Promises to Communities

In the bidding process, Kraft had assured the British government that UK jobs would be protected. However, on 9 February 2010, Kraft announced that it was planning to close the Somerdale factory, with a loss of 400 jobs. Kraft had initially promised to keep the factory open, but then decided that plans to move production to Poland were already too advanced to be realistically reversed. Employees from the factory felt betrayed and demoralized. The government’s business secretary Lord Mandelson had met with Kraft chief executive Irene Rosenfeld, who had given no hint of the closure. Mandelson expressed his frustration and said:

When I met the chief executive of Kraft last week, I made it clear that she had not given me any specific commitment or reassurance about any plant in Britain.
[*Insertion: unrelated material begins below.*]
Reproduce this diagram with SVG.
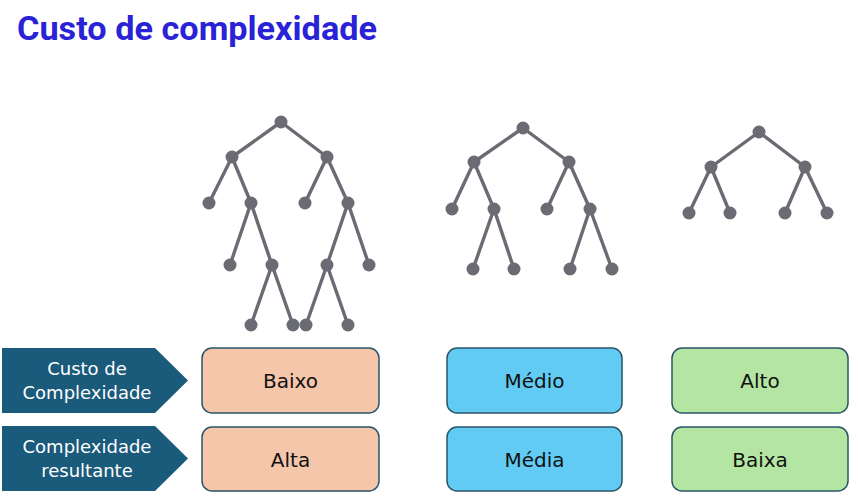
<svg xmlns="http://www.w3.org/2000/svg" width="858" height="497" viewBox="0 0 858 497">
<style>
.edge{stroke:#6A6B73;stroke-width:3.4;fill:none;stroke-linecap:round}
.dot{fill:#6A6B73}
.arrow{fill:#1A5A7B}
.lbl{font-family:"DejaVu Sans",sans-serif;font-size:18px;fill:#FFFFFF;text-anchor:middle}
.box{stroke:#2A5468;stroke-width:1.5}
.val{font-family:"DejaVu Sans",sans-serif;font-size:20px;fill:#111111;text-anchor:middle}
.title{font-family:Roboto,"Liberation Sans",sans-serif;font-weight:bold;font-size:34px;fill:#2A22D6}
</style>
<rect width="858" height="497" fill="#FFFFFF"/>
<text class="title" x="17" y="40" textLength="360" lengthAdjust="spacingAndGlyphs">Custo de complexidade</text>

<g id="connectors">
  <path class="edge" d="M281,122L232,157M281,122L327,157M232,157L209,203M232,157L251,203M327,157L305,203M327,157L348,203M251,203L230,265M251,203L272,265M348,203L327,265M348,203L369,265M272,265L251,325M272,265L293,325M327,265L306,325M327,265L348,325"/>
  <path class="edge" d="M523,128L474,162M523,128L569,162M474,162L452,209M474,162L494,209M569,162L547,209M569,162L590,209M494,209L473,269M494,209L514,269M590,209L570,269M590,209L612,269"/>
  <path class="edge" d="M759,132L711,167M759,132L805,167M711,167L689,213M711,167L730,213M805,167L785,213M805,167L827,213"/>
</g>

<g id="tree1">
  <circle class="dot" cx="281" cy="122" r="6.5"/>
  <circle class="dot" cx="232" cy="157" r="6.5"/>
  <circle class="dot" cx="327" cy="157" r="6.5"/>
  <circle class="dot" cx="209" cy="203" r="6.5"/>
  <circle class="dot" cx="251" cy="203" r="6.5"/>
  <circle class="dot" cx="305" cy="203" r="6.5"/>
  <circle class="dot" cx="348" cy="203" r="6.5"/>
  <circle class="dot" cx="230" cy="265" r="6.5"/>
  <circle class="dot" cx="272" cy="265" r="6.5"/>
  <circle class="dot" cx="327" cy="265" r="6.5"/>
  <circle class="dot" cx="369" cy="265" r="6.5"/>
  <circle class="dot" cx="251" cy="325" r="6.5"/>
  <circle class="dot" cx="293" cy="325" r="6.5"/>
  <circle class="dot" cx="306" cy="325" r="6.5"/>
  <circle class="dot" cx="348" cy="325" r="6.5"/>
</g>
<g id="tree2">
  <circle class="dot" cx="523" cy="128" r="6.5"/>
  <circle class="dot" cx="474" cy="162" r="6.5"/>
  <circle class="dot" cx="569" cy="162" r="6.5"/>
  <circle class="dot" cx="452" cy="209" r="6.5"/>
  <circle class="dot" cx="494" cy="209" r="6.5"/>
  <circle class="dot" cx="547" cy="209" r="6.5"/>
  <circle class="dot" cx="590" cy="209" r="6.5"/>
  <circle class="dot" cx="473" cy="269" r="6.5"/>
  <circle class="dot" cx="514" cy="269" r="6.5"/>
  <circle class="dot" cx="570" cy="269" r="6.5"/>
  <circle class="dot" cx="612" cy="269" r="6.5"/>
</g>
<g id="tree3">
  <circle class="dot" cx="759" cy="132" r="6.5"/>
  <circle class="dot" cx="711" cy="167" r="6.5"/>
  <circle class="dot" cx="805" cy="167" r="6.5"/>
  <circle class="dot" cx="689" cy="213" r="6.5"/>
  <circle class="dot" cx="730" cy="213" r="6.5"/>
  <circle class="dot" cx="785" cy="213" r="6.5"/>
  <circle class="dot" cx="827" cy="213" r="6.5"/>
</g>

<g id="label-custo">
  <polygon class="arrow" points="2,348 155,348 188,380.5 155,413 2,413"/>
  <text class="lbl" x="87" y="375">Custo de</text>
  <text class="lbl" x="87" y="399">Complexidade</text>
</g>
<g id="label-resultante">
  <polygon class="arrow" points="2,426 155,426 188,458.5 155,491 2,491"/>
  <text class="lbl" x="87" y="453">Complexidade</text>
  <text class="lbl" x="87" y="477">resultante</text>
</g>

<g id="box-baixo">
  <rect class="box" x="202" y="348" width="177" height="65" rx="10" fill="#F5C6AA"/>
  <text class="val" x="290.5" y="388">Baixo</text>
</g>
<g id="box-alta">
  <rect class="box" x="202" y="427" width="177" height="64" rx="10" fill="#F5C6AA"/>
  <text class="val" x="290.5" y="467">Alta</text>
</g>
<g id="box-medio">
  <rect class="box" x="447" y="348" width="175" height="65" rx="10" fill="#61CBF3"/>
  <text class="val" x="534.5" y="388">Médio</text>
</g>
<g id="box-media">
  <rect class="box" x="447" y="427" width="175" height="64" rx="10" fill="#61CBF3"/>
  <text class="val" x="534.5" y="467">Média</text>
</g>
<g id="box-alto">
  <rect class="box" x="672" y="348" width="176" height="65" rx="10" fill="#B4E5A2"/>
  <text class="val" x="760" y="388">Alto</text>
</g>
<g id="box-baixa">
  <rect class="box" x="672" y="427" width="176" height="64" rx="10" fill="#B4E5A2"/>
  <text class="val" x="760" y="467">Baixa</text>
</g>
</svg>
What I do think, however, is that a week ago, she would have known what announcement was going to be made, barely six days later, and I think it would have been more honest, more straightforward and straight-dealing with the company and its workforce, and also with the Government, if she had told me what their intentions were.

Shadow business secretary Kenneth Clarke was similarly dismayed: ‘Kraft gave me reassurances last week that they expected to be able to keep the factory open, despite Cadbury’s announcement in 2007 that it would have to close.’ The local Cadbury management at the facility has since been partnering with regional development and job agencies to minimize the impact of the closure on the workforce and local economy. Kraft was initially reluctant to engage with any local communities of Cadbury, but has since gone on the PR offensive. Kraft was renamed as the Mondelēz International group in 2012 and has since been regularly meeting with community groups. Despite the promises that were made, 200 jobs were cut in 2015 and workers in Bournville continue to be apprehensive about their jobs and about job security at the site.